From Thursday May 8th the company, which operates as the mortgage arm of Barclays bank, will no longer offer three products presently on the market.
A lifetime tracker product, a five-year fixed mortgage and all loans on the organisations standard variable rate (SVR) products will be removed from the portfolio of products.
"Set against the background of a continuously changing market, we feel it is prudent from a customer perspective to limit the maximum loan to value (LTV) available to 90 per cent," the Woolwich said in a statement to customers.
"As a result, we will be withdrawing all products that are currently available for loans above 90 per cent with effect from Thursday, 8 May."
As the credit crunch continues to exact its toll on the market, a number of lenders have been forced into similar action.

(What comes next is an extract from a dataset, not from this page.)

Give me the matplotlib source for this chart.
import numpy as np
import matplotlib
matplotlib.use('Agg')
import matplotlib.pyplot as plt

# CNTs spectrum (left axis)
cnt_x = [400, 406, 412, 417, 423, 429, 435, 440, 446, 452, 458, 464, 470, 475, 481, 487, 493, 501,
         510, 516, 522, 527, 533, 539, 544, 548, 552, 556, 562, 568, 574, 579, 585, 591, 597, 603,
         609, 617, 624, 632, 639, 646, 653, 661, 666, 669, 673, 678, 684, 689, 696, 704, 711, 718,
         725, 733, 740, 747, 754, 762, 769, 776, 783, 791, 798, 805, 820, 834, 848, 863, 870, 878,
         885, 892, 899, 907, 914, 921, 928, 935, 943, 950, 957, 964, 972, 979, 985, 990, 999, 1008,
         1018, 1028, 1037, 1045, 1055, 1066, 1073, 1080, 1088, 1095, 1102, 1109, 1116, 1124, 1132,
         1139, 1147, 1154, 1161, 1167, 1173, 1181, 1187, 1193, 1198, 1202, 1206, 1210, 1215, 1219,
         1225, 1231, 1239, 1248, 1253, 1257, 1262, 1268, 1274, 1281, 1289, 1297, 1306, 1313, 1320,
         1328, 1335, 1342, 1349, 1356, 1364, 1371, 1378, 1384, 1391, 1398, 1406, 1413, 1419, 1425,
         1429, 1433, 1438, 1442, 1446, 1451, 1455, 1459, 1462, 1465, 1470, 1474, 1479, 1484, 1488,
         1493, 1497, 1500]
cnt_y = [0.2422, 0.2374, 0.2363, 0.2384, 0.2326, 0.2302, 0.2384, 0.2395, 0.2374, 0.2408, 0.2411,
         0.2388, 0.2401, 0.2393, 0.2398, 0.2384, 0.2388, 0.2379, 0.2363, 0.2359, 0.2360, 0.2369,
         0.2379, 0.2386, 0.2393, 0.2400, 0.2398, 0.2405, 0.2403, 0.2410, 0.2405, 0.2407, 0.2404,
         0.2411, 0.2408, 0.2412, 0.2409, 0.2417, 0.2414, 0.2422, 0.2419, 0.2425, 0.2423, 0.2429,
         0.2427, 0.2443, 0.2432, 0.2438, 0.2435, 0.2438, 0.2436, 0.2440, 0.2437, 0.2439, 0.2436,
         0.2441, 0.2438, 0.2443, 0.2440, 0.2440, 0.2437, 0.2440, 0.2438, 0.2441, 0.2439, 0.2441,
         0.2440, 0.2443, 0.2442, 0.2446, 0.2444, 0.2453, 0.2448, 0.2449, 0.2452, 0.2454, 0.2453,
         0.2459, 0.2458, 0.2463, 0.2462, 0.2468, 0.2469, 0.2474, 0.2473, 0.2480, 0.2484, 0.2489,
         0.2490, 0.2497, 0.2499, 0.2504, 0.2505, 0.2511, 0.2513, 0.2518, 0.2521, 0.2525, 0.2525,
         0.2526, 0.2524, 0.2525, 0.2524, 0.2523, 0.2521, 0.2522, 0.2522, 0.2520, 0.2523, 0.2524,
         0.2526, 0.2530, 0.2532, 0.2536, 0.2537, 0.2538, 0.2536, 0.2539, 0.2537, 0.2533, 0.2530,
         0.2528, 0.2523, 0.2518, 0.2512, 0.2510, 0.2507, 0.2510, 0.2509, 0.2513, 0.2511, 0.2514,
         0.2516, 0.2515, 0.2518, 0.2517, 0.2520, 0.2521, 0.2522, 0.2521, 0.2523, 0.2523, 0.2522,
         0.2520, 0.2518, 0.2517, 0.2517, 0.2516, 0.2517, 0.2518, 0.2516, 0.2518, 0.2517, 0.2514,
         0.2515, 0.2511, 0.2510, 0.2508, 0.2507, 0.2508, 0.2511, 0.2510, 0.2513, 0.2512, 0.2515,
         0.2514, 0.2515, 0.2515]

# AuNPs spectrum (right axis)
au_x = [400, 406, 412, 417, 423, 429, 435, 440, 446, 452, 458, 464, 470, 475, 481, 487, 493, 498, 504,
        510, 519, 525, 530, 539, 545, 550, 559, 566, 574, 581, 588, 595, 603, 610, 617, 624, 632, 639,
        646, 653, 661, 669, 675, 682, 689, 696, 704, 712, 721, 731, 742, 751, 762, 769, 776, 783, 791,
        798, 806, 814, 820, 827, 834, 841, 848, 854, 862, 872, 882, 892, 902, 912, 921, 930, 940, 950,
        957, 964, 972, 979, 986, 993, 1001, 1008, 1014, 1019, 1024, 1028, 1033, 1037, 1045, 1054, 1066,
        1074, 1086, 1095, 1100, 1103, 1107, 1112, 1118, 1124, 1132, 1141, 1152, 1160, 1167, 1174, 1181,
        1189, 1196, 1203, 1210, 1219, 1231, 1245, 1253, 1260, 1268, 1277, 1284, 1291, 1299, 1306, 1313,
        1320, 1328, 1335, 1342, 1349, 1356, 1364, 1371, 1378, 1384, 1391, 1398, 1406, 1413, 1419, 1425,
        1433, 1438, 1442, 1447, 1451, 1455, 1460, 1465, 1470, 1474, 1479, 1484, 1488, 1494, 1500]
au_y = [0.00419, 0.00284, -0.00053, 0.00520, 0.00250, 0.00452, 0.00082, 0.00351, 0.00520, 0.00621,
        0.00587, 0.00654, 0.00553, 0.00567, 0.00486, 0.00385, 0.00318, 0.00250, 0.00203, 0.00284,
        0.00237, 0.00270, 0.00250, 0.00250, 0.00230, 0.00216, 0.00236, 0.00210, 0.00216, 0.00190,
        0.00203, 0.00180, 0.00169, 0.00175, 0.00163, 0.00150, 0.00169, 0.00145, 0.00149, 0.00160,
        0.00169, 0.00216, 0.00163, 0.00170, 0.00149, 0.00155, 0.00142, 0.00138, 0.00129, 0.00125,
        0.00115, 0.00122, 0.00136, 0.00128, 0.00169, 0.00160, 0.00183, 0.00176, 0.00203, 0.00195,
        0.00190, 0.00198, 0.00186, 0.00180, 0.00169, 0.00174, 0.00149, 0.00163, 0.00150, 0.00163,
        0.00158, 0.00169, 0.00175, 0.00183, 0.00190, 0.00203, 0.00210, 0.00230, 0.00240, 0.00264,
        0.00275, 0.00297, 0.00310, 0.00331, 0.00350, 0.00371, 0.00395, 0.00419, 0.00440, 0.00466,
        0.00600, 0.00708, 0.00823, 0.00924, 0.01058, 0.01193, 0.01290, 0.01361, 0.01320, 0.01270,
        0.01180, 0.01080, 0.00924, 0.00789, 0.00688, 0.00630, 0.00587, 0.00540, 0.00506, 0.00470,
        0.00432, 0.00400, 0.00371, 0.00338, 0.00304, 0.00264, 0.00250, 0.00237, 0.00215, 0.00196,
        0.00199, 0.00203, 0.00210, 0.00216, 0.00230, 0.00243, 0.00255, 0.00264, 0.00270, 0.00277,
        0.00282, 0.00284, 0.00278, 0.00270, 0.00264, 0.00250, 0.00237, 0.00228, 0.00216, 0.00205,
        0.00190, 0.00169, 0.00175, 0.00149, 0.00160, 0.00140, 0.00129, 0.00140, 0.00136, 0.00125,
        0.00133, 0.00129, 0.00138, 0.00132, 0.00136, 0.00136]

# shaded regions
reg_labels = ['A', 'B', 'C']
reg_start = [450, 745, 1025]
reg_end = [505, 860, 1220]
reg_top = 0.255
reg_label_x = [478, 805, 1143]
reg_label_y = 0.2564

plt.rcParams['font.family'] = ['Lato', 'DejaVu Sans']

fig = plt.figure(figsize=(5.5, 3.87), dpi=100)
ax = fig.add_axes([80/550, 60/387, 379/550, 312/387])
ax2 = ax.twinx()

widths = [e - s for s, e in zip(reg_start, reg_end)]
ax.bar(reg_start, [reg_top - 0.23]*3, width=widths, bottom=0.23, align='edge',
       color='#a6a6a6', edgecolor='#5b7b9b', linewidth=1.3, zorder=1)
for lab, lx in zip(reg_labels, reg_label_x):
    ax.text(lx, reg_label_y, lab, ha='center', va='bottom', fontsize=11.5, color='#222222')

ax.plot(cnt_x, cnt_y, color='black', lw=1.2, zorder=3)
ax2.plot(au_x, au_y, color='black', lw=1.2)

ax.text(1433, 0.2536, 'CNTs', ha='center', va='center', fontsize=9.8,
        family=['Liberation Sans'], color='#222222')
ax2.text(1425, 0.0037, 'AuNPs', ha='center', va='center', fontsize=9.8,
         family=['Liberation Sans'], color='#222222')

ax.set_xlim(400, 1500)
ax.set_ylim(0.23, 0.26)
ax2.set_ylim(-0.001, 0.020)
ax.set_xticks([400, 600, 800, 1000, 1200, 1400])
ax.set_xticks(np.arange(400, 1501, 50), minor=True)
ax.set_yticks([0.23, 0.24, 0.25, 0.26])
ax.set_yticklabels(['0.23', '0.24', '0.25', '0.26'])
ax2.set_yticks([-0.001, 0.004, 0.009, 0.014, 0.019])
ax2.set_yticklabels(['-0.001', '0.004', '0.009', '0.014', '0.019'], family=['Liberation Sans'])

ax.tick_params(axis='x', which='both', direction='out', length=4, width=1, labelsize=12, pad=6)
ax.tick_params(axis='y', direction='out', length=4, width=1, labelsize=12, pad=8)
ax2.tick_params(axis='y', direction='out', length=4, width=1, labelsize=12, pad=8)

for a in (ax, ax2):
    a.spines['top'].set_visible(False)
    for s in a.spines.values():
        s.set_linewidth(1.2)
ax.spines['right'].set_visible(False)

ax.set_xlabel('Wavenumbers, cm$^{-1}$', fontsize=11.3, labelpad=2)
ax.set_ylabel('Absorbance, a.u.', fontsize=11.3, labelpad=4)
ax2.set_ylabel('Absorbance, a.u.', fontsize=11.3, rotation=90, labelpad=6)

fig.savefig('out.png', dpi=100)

Last week Nationwide cut its maximum LTV to 90 per cent, following the Halifax in adjusting its range of products.
Others taking a similar decision include Britannia, Co-operative bank, Cheltenham & Gloucester, Alliance & Leicester.
The changes have been promoted by a separation in the Bank of England's base rate of interest and the London Interbank Offered Rate (Libor), along with the threat of house price falls.
While the Bank's monetary policy committee (MPC) has cut rates three times since December, bringing the base rate down to five per cent, the rate at which high street companies lend to each other has remained stubbornly high.